====== DATA RECORDS
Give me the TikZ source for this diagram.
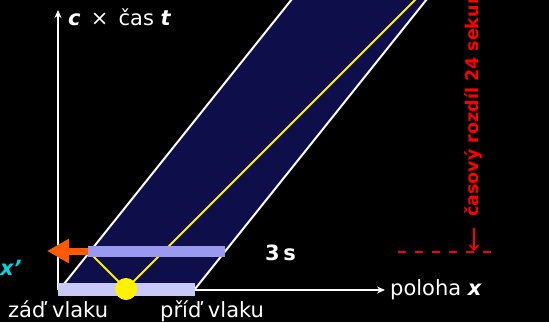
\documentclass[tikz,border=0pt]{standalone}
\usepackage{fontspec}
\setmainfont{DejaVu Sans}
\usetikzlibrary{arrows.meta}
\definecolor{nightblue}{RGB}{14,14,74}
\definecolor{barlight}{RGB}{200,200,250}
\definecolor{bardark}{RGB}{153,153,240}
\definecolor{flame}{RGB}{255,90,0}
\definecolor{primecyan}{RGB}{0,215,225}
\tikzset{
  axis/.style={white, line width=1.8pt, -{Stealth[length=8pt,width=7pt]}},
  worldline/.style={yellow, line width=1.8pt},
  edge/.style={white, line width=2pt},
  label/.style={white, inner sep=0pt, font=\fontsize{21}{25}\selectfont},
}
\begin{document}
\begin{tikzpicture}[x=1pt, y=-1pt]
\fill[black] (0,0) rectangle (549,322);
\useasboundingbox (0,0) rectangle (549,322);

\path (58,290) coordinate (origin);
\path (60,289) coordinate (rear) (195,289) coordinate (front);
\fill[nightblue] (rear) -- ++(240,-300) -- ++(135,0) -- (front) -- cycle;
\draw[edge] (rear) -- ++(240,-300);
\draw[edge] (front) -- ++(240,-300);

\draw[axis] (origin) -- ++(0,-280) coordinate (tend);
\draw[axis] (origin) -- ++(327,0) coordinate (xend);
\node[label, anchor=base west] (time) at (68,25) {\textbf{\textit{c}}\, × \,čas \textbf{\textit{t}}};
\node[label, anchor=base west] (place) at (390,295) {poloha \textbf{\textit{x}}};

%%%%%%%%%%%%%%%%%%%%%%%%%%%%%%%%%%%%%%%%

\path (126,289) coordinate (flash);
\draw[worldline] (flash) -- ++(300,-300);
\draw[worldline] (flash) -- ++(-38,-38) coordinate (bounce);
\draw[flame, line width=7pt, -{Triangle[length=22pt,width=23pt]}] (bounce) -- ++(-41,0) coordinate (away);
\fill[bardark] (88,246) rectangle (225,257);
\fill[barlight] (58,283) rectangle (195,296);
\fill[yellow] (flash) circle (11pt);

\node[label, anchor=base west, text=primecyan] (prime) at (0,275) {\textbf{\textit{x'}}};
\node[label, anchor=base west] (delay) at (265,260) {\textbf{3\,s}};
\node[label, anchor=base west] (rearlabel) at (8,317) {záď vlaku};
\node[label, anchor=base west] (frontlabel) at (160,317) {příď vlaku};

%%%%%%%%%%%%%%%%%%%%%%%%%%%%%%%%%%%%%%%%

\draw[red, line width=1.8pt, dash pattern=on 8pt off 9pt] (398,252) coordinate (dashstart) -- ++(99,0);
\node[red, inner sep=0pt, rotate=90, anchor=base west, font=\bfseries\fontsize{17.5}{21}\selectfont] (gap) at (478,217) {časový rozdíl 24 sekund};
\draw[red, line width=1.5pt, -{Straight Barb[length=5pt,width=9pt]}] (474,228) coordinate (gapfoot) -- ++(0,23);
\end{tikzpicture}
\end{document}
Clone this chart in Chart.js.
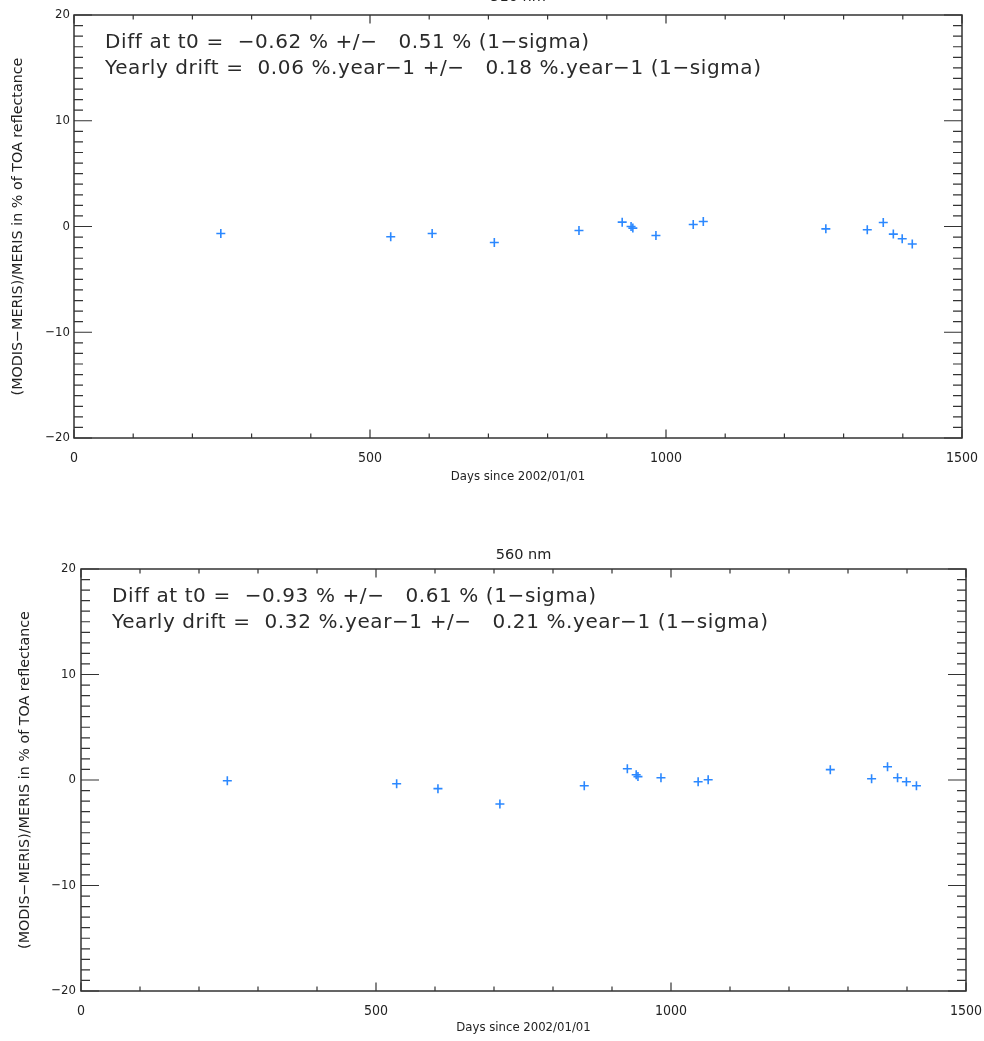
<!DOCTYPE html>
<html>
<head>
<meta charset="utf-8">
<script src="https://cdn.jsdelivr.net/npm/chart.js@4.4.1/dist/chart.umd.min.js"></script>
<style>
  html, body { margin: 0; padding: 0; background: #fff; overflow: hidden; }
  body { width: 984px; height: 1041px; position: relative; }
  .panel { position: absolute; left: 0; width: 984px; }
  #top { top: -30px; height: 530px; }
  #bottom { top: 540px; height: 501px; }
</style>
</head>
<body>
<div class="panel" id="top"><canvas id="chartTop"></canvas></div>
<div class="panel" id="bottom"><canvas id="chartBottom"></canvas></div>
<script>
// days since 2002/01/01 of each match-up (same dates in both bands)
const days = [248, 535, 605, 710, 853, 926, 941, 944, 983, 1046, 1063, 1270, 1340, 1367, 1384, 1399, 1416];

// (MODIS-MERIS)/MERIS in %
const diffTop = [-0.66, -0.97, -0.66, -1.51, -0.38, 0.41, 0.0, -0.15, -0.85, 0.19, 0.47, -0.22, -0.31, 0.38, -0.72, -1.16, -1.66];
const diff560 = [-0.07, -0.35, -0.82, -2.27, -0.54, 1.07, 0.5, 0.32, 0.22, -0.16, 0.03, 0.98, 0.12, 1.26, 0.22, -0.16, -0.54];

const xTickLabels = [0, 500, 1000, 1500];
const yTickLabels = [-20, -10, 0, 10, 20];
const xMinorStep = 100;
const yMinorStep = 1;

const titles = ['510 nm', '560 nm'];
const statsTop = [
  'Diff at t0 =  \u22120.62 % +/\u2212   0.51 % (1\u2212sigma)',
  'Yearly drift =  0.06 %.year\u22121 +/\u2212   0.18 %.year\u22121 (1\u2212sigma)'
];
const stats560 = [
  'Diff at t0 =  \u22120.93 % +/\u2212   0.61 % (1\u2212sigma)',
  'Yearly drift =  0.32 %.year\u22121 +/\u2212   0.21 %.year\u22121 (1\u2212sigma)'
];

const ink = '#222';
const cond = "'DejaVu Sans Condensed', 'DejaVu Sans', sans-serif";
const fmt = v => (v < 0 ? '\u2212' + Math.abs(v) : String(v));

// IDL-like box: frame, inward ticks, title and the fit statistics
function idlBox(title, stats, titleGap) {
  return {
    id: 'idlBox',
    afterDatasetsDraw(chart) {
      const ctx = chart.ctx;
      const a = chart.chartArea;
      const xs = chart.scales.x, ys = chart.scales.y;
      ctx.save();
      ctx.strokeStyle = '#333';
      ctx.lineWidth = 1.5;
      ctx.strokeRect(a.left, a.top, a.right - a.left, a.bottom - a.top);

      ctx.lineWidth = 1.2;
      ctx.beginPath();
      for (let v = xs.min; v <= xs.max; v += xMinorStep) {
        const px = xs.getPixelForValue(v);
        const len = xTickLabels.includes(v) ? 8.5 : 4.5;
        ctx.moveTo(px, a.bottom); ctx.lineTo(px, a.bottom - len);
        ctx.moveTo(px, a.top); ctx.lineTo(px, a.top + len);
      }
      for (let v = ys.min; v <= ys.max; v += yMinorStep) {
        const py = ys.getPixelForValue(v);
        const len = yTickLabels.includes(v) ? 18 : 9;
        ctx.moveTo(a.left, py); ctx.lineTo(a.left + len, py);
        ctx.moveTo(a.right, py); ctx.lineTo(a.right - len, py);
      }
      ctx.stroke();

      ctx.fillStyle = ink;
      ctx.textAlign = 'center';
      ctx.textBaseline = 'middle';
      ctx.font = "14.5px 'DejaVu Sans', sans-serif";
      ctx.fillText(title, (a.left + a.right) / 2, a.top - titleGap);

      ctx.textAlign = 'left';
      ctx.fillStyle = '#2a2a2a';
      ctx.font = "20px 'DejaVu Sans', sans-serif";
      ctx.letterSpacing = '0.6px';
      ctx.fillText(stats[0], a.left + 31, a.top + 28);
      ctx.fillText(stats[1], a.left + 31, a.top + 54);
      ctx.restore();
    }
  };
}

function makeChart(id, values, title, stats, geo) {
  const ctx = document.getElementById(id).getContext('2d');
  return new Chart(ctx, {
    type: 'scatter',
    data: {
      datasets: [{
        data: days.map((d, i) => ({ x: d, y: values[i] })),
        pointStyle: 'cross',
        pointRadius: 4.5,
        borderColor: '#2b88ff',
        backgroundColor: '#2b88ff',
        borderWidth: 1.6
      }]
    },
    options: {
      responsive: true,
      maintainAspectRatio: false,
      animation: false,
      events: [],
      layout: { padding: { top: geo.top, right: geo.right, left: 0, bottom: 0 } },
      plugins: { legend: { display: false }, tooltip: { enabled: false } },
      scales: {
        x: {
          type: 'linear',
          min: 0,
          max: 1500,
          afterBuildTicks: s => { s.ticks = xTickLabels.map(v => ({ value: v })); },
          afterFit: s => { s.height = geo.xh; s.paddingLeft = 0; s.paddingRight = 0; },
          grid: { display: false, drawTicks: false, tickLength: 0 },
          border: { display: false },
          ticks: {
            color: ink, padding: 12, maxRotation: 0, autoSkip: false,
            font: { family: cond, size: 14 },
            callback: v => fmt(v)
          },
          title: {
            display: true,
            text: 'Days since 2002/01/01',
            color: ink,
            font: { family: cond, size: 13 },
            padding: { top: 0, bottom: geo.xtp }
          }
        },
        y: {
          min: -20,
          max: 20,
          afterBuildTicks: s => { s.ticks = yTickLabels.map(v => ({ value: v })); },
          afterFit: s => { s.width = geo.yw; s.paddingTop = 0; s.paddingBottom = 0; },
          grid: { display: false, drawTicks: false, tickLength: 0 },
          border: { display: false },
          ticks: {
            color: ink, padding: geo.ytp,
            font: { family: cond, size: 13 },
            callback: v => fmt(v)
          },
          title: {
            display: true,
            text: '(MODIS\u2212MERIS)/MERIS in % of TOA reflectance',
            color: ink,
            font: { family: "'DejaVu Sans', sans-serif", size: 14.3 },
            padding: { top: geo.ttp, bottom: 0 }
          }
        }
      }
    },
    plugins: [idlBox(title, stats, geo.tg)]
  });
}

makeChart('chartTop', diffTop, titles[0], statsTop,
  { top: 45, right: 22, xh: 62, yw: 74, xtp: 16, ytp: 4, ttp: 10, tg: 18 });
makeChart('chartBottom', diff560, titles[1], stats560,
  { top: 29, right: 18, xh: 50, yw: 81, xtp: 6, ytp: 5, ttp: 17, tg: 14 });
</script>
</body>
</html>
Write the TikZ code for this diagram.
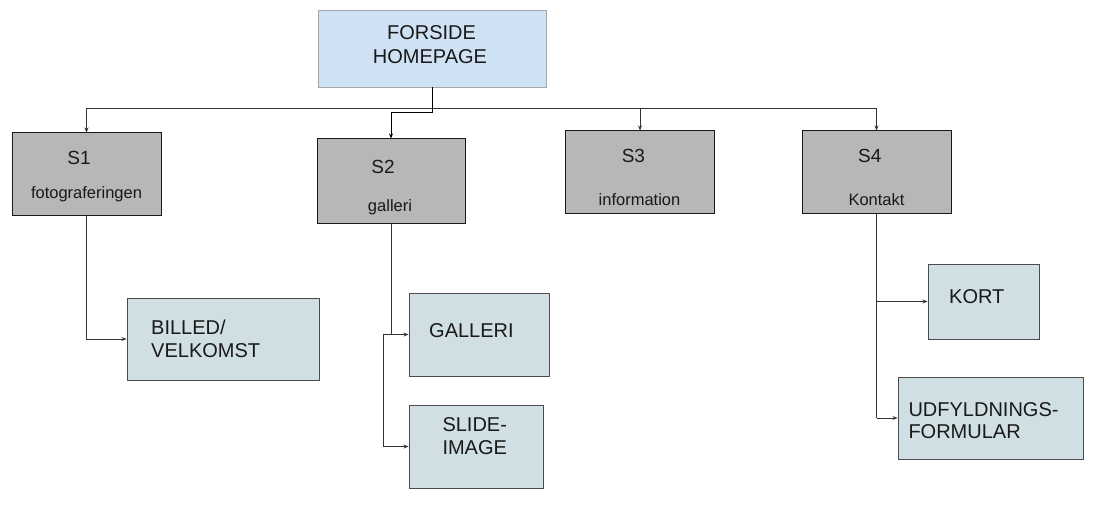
============
EXERCISE OBJECTIVE => Collect the complete line wherever the string "this" appears in the records.

RESPONSE TO THE EXERCISE =>
Give me the TikZ source for this diagram.
Clone this chart in Chart.js.
Write the TikZ code for this diagram.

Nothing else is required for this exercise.